Saved data entries:
********************
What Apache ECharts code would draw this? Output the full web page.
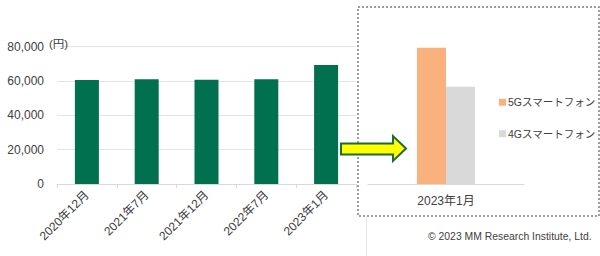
<!DOCTYPE html>
<html><head><meta charset="utf-8">
<script src="https://cdn.jsdelivr.net/npm/echarts@6/dist/echarts.min.js"></script>
<style>html,body{margin:0;padding:0;background:#fff}#c{width:600px;height:256px}</style>
</head><body><div id="c"></div>
<script>
// Data
var periods = ['2020年12月', '2021年7月', '2021年12月', '2022年7月', '2023年1月'];
var avgPrice = [60600, 61000, 60700, 61000, 69400];
var insetCategory = ['2023年1月'];
var insetSeriesNames = ['5Gスマートフォン', '4Gスマートフォン'];
var price5G = [79400];
var price4G = [56700];
var yTicksMax = 80000, yInterval = 20000;
var unitLabel = '(円)';
var copyright = '© 2023 MM Research Institute, Ltd.';

var FONT = '"Liberation Sans", "Noto Sans CJK JP", sans-serif';
var chart = echarts.init(document.getElementById('c'), null, {renderer: 'svg'});
chart.setOption({
  animation: false,
  textStyle: {fontFamily: FONT},
  grid: [
    {left: 57, top: 46.7, width: 299, height: 137.3},
    {left: 368, top: 46.7, width: 156, height: 137.3}
  ],
  legend: {
    data: insetSeriesNames,
    orient: 'vertical',
    left: 494, top: 92,
    icon: 'rect', itemWidth: 7, itemHeight: 7, itemGap: 21,
    textStyle: {fontSize: 10.5, color: '#404040', fontFamily: FONT, padding: [0,0,0,-3]}
  },
  xAxis: [
    {gridIndex: 0, type: 'category', data: periods,
     axisLine: {lineStyle: {color: '#D9D9D9'}},
     axisTick: {show: true, length: 4, lineStyle: {color: '#D9D9D9'}},
     axisLabel: {rotate: 45, fontSize: 12, color: '#404040', margin: 9, interval: 0}},
    {gridIndex: 1, type: 'category', data: insetCategory,
     axisLine: {lineStyle: {color: '#D9D9D9'}},
     axisTick: {show: false},
     axisLabel: {fontSize: 12, color: '#404040', margin: 11}}
  ],
  yAxis: [
    {gridIndex: 0, type: 'value', min: 0, max: yTicksMax, interval: yInterval,
     axisLine: {show: false}, axisTick: {show: false},
     splitLine: {lineStyle: {color: '#E4E4E4'}},
     axisLabel: {fontSize: 12, color: '#404040', margin: 13,
       formatter: function(v){ return v.toLocaleString('en-US'); }},
     name: unitLabel, nameLocation: 'end', nameGap: -3,
     nameTextStyle: {fontSize: 11.5, color: '#404040', align: 'left', padding: [0,0,0,-8]}},
    {gridIndex: 1, type: 'value', min: 0, max: yTicksMax, show: false,
     splitLine: {show: false}}
  ],
  series: [
    {type: 'bar', xAxisIndex: 0, yAxisIndex: 0, data: avgPrice, barWidth: 24,
     itemStyle: {color: '#00704F'}},
    {type: 'bar', name: insetSeriesNames[0], xAxisIndex: 1, yAxisIndex: 1, data: price5G,
     barWidth: 29, barGap: '0%', itemStyle: {color: '#F9B27D'}},
    {type: 'bar', name: insetSeriesNames[1], xAxisIndex: 1, yAxisIndex: 1, data: price4G,
     barWidth: 29, barGap: '0%', itemStyle: {color: '#D9D9D9'}}
  ],
  graphic: [
    {type: 'rect', shape: {x: 358, y: 7, width: 241, height: 209},
     style: {fill: 'none', stroke: '#7F7F7F', lineWidth: 1.5, lineDash: [2, 2]}, z: 10},
    {type: 'line', shape: {x1: 366.5, y1: 217, x2: 366.5, y2: 256},
     style: {stroke: '#E8E8E8', lineWidth: 1}},
    {type: 'polygon', shape: {points: [[341,143.5],[393,143.5],[393,136],[406,148.5],[393,161],[393,154.5],[341,154.5]]},
     style: {fill: '#FFFF00', stroke: '#1E6B3A', lineWidth: 2}, z: 20},
    {type: 'text', left: 428, top: 231,
     style: {text: copyright, fontSize: 10.4, fill: '#404040', fontFamily: FONT}}
  ]
});
</script></body></html>
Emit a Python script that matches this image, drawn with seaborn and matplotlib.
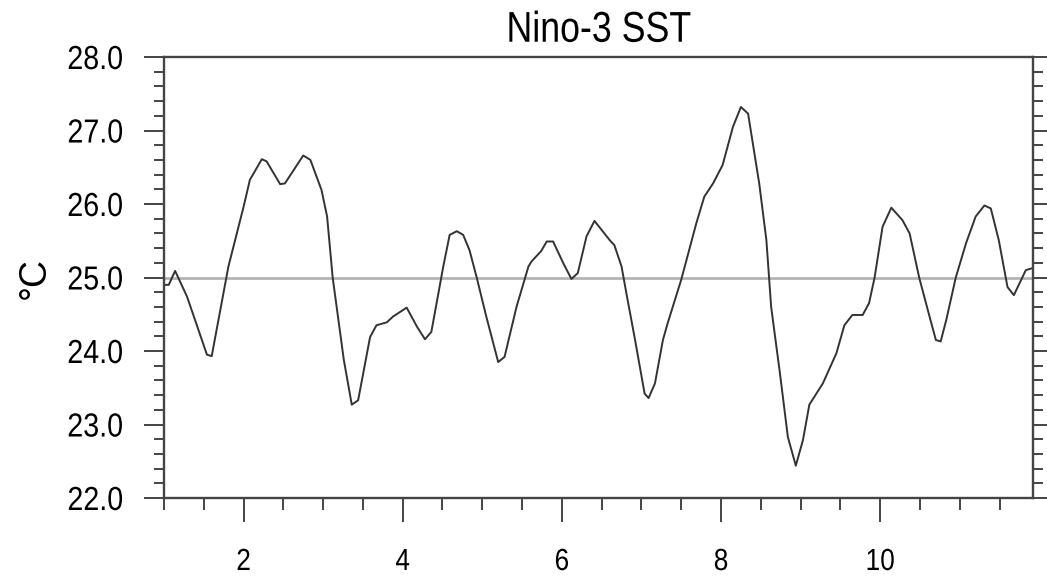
import matplotlib
matplotlib.use("Agg")
import matplotlib.pyplot as plt
from matplotlib.patheffects import AbstractPathEffect
from matplotlib.transforms import Affine2D
from matplotlib.ticker import MultipleLocator, FormatStrFormatter
import seaborn as sns

# values
months = [1.00, 1.06, 1.14, 1.29, 1.54, 1.60, 1.81, 2.00, 2.08, 2.23,
          2.29, 2.46, 2.52, 2.75, 2.84, 2.98, 3.05, 3.12, 3.26, 3.36,
          3.44, 3.59, 3.67, 3.80, 3.88, 4.05, 4.18, 4.28, 4.36, 4.51,
          4.59, 4.68, 4.76, 4.84, 4.93, 5.05, 5.20, 5.28, 5.43, 5.58,
          5.62, 5.74, 5.81, 5.89, 6.02, 6.12, 6.20, 6.31, 6.41, 6.60,
          6.66, 6.75, 6.81, 6.92, 7.04, 7.09, 7.17, 7.27, 7.33, 7.50,
          7.69, 7.79, 7.90, 8.02, 8.15, 8.25, 8.34, 8.48, 8.57, 8.63,
          8.74, 8.84, 8.94, 9.03, 9.11, 9.28, 9.45, 9.55, 9.65, 9.78,
          9.86, 9.93, 10.03, 10.14, 10.28, 10.37, 10.49, 10.62, 10.70, 10.76,
          10.83, 10.95, 11.08, 11.20, 11.31, 11.39, 11.49, 11.60, 11.68, 11.83, 11.92]
sst = [24.90, 24.90, 25.09, 24.74, 23.95, 23.93, 25.15, 25.96, 26.33, 26.61,
       26.58, 26.27, 26.28, 26.66, 26.60, 26.19, 25.83, 25.00, 23.88, 23.27,
       23.33, 24.19, 24.35, 24.39, 24.47, 24.59, 24.33, 24.16, 24.26, 25.15,
       25.58, 25.63, 25.58, 25.37, 25.00, 24.47, 23.85, 23.92, 24.60, 25.15,
       25.22, 25.36, 25.49, 25.49, 25.19, 24.98, 25.06, 25.56, 25.77, 25.51,
       25.44, 25.15, 24.79, 24.15, 23.42, 23.36, 23.56, 24.15, 24.38, 24.97,
       25.74, 26.10, 26.28, 26.53, 27.05, 27.32, 27.23, 26.28, 25.51, 24.60,
       23.70, 22.83, 22.44, 22.79, 23.27, 23.56, 23.97, 24.35, 24.49, 24.49,
       24.65, 25.00, 25.69, 25.95, 25.78, 25.60, 25.00, 24.47, 24.15, 24.13,
       24.42, 25.00, 25.47, 25.83, 25.98, 25.94, 25.51, 24.87, 24.76, 25.10, 25.13]
ref_level = 25.0
title = "Nino-3 SST"
ylabel = "°C"


class Squeeze(AbstractPathEffect):
    # the reference text is narrower than Liberation Sans, squeeze it sideways
    def __init__(self, sx=0.83, anchor="center"):
        super().__init__()
        self.sx = sx
        self.anchor = anchor

    def draw_path(self, renderer, gc, tpath, affine, rgbFace=None):
        ext = tpath.get_extents()
        if self.anchor == "right":
            x0 = ext.x1
        else:
            x0 = (ext.x0 + ext.x1) / 2
        t = Affine2D().translate(-x0, 0).scale(self.sx, 1).translate(x0, 0)
        renderer.draw_path(gc, tpath, t + affine, rgbFace)


sns.set_style("ticks")
plt.rcParams["font.family"] = ["Liberation Sans", "DejaVu Sans"]
plt.rcParams["text.color"] = "black"
plt.rcParams["xtick.labelcolor"] = "black"
plt.rcParams["ytick.labelcolor"] = "black"

fig = plt.figure(figsize=(10.47, 5.77), dpi=100)
ax = fig.add_axes([0.1566, 0.1369, 0.830, 0.7643])

ax.axhline(ref_level, color="#b4b4b4", linewidth=2.0, zorder=1)
sns.lineplot(x=months, y=sst, ax=ax, color="#333333", linewidth=1.4, zorder=2)

ax.set_xlim(1.0, 11.92)
ax.set_ylim(22.0, 28.0)
ax.xaxis.set_major_locator(MultipleLocator(2))
ax.xaxis.set_minor_locator(MultipleLocator(0.5))
ax.yaxis.set_major_locator(MultipleLocator(1))
ax.yaxis.set_minor_locator(MultipleLocator(0.2))
ax.yaxis.set_major_formatter(FormatStrFormatter("%.1f"))

for side in ["left", "right", "top", "bottom"]:
    ax.spines[side].set_visible(True)
    ax.spines[side].set_color("#444444")
    ax.spines[side].set_linewidth(1.7)

ax.tick_params(axis="y", which="both", direction="out", left=True, right=True,
               labelright=False, color="#444444", width=1.4)
ax.tick_params(axis="y", which="major", length=14.4, pad=15, labelsize=24)
ax.tick_params(axis="y", which="minor", length=7.2)
ax.tick_params(axis="x", which="both", direction="out", bottom=True, top=False,
               color="#444444", width=1.4)
ax.tick_params(axis="x", which="major", length=17.3, pad=18, labelsize=22)
ax.tick_params(axis="x", which="minor", length=8.6)

t = ax.set_title(title, fontsize=31, pad=11, color="black")
t.set_path_effects([Squeeze(0.83, "center")])
ax.set_ylabel(ylabel, fontsize=27, color="black")
ax.yaxis.set_label_coords(-0.128, 0.5)
ax.set_xlabel("")

fig.canvas.draw()
for lab in ax.get_yticklabels():
    lab.set_path_effects([Squeeze(0.86, "right")])
for lab in ax.get_xticklabels():
    lab.set_path_effects([Squeeze(0.86, "center")])

fig.savefig("out.png", dpi=100)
********************
#### [YOUR INSTRUCTIONS]
Please repeat exactly the data above from its first line to the line that contains "var copyright = '©", inclusive, and leave every picture out.

#### [RESULT OF THIS EXERCISE]
What Apache ECharts code would draw this? Output the full web page.
<!DOCTYPE html>
<html><head><meta charset="utf-8">
<script src="https://cdn.jsdelivr.net/npm/echarts@6/dist/echarts.min.js"></script>
<style>html,body{margin:0;padding:0;background:#fff}#c{width:600px;height:256px}</style>
</head><body><div id="c"></div>
<script>
// Data
var periods = ['2020年12月', '2021年7月', '2021年12月', '2022年7月', '2023年1月'];
var avgPrice = [60600, 61000, 60700, 61000, 69400];
var insetCategory = ['2023年1月'];
var insetSeriesNames = ['5Gスマートフォン', '4Gスマートフォン'];
var price5G = [79400];
var price4G = [56700];
var yTicksMax = 80000, yInterval = 20000;
var unitLabel = '(円)';
var copyright = '© 2023 MM Research Institute, Ltd.';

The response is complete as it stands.